I have a webapp that currently stores all of a user's searches into a search_log table. I now want to create another table called results_log that stores all the results we supply to the user. The search_log table contains a primary key called id_search and the results log table has the foreign key id_search, and one other field id_result. The id_searched field is an auto_incrementing field in both tables.

In my web app I would do the inserts in this sequential order:

  insert into search_log table
  insert into result_log table

I am worried this may cause a race condition. If user A and user B both finish the webapp and reach this part of the code at about the same time, is it possible that the order would go:

  User A -> Insert into search_log
  User B -> Insert into search_log
  User B -> Insert into result_log
  User A -> Insert into result_log

Since both tables are auto_incrementing on the id_search field, I'm worried User A and User B will have their data swapped. I also thought about querying for the id_search, but it seems like a even worse solution.

My question is: -Is there a way to fix this race condition? -Would one solution be inserting into two tables with one SQL query? Is this possible?

+1  A: 

If those tables are related, then you should include the auto increment ID with when inserting. After inserting into search_log, get the last insert ID, no lookup needed. Then include that in the result_log search as another field.

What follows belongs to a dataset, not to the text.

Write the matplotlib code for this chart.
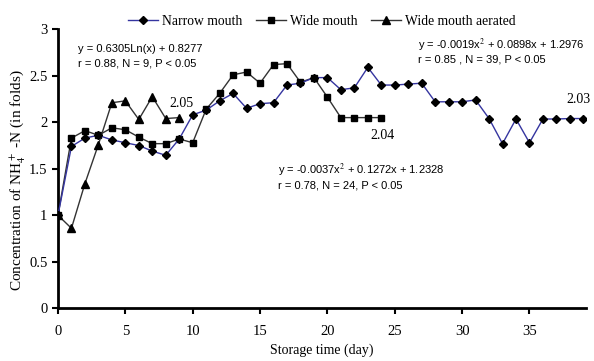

Never rely on auto increment IDs being the same in different tables.

Brent Baisley
I considered doing that, but what if User A inserts into the search_log table and then before I can query for the last insert ID, User B inserts into the search_log table. I could end up with two User's having the same search_id right?
You don't "query" for the last insert ID, it's a MySQL function. It returns the insert ID for the last insert in your session.